Mitchell noted that there are many farmers, university scientists and USDA scientists studying conservation agriculture as a tool to meet the challenges of population growth. Conservation Agriculture
- Has developed to be a technically viable, sustainable, and economic alternative to current crop production practices
- Is gaining acceptance in many parts of the world as an alternative to both conventional agriculture and organic agriculture
- Is the integration of ecological management with modern, scientific, agricultural production
- Is not ‘business as usual,' based primarily or solely on maximizing yields
- It is based on optimizing yields and profits to achieve a balance of agricultural, economic and environmental benefits
- It advocates that the combined economic and social benefits gained from combining production and protecting the environment, including reduced input and labor costs, are greater than those from production alone.
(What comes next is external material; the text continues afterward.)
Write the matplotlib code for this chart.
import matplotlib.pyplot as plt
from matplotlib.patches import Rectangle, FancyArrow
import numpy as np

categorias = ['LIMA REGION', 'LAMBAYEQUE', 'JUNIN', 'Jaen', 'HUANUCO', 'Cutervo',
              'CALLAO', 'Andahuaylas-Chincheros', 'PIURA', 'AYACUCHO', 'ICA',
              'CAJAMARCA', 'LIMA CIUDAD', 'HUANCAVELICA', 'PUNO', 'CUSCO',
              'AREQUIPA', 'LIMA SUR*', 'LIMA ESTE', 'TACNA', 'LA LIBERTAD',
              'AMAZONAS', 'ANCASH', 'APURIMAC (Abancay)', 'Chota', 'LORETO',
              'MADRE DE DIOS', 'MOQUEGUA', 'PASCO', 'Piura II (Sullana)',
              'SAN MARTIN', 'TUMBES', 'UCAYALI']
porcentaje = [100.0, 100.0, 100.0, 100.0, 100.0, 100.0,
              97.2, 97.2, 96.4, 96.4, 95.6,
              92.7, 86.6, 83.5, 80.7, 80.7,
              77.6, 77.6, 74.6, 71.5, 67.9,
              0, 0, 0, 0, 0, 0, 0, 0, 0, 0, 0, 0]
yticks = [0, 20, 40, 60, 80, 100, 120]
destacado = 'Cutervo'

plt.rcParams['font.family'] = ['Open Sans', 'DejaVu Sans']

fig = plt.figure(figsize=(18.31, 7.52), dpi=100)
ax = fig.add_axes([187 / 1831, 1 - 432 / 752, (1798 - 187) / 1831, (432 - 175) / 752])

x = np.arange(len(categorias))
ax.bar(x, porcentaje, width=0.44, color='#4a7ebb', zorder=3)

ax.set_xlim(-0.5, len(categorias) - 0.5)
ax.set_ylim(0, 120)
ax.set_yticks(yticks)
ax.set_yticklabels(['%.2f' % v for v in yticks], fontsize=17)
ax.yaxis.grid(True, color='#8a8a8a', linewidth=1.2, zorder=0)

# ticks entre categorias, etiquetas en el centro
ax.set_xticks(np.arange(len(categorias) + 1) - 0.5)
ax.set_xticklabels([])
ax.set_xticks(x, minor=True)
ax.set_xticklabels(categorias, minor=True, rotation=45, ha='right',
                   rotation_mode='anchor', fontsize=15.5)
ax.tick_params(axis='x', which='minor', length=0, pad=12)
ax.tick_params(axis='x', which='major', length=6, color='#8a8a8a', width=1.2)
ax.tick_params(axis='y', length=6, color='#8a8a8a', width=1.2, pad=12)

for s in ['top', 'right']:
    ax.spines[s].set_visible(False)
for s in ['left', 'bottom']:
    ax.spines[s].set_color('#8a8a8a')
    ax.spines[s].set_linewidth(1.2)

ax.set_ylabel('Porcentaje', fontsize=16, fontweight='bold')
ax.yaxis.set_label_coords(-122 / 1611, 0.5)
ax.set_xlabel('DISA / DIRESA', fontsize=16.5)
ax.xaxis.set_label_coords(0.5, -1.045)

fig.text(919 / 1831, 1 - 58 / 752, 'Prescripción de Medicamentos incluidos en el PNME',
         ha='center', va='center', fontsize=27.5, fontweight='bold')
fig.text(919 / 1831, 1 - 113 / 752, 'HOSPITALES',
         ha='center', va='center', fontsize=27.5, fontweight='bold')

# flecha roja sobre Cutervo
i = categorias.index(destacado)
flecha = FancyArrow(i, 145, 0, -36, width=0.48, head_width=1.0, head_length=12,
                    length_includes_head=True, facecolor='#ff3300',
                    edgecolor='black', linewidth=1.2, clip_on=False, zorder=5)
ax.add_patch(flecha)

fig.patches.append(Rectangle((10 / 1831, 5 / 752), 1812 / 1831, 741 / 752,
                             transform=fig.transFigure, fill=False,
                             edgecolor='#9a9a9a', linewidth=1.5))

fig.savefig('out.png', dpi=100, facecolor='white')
Conservation agriculture strategies include
- Minimal soil disturbance
- Preservation of residues that provide permanent soil cover
- Diverse crop rotations
- Use of cover crops
- Integrated pest management
- Reliance on precision, highly efficient irrigation
- Controlled or limited mechanical traffic over agricultural soils
Mitchell noted that “More with less”…agriculture in the future will have to sustainably produce more food, feed, fiber and energy on less land through more efficient use of natural resources and with minimal impact on the environment in order to meet growing population demands. This will become a global imperative. In 2012, Beck stated that the USDA Agricultural Research Service National Program 216, Agricultural Systems Competitiveness and Sustainability is “The agronomic and ecological equivalent of the moon race of the 1960's…They did not achieve a successful landing by testing small incremental improvements in rocket design. They did it by having a specific goal and teams focused on developing the techniques required to achieve that goal.”
Therefore, if a student's passion is to benefit the world by ensuring that there is a sustainable, safe, affordable and abundant supply of nutritious food, feed, fiber, housing and water, then a career pathway in agricultural engineering, biological engineering, agronomy, soil science, plant science, genetics, entomology, nematology, plant pathology, agricultural economy, and other related STEM fields of study are all good choices.
Students were able to see the benefits of an ongoing conservation tillage trial that is being conducted at West Side Research & Extension Center. There were samples of conventional and conservation tillage soil. Students noted that the conservation tillage soil was able to hold its shape while soaking up water when dipped in the water, and that the conventional tillage soil dispersed into the water.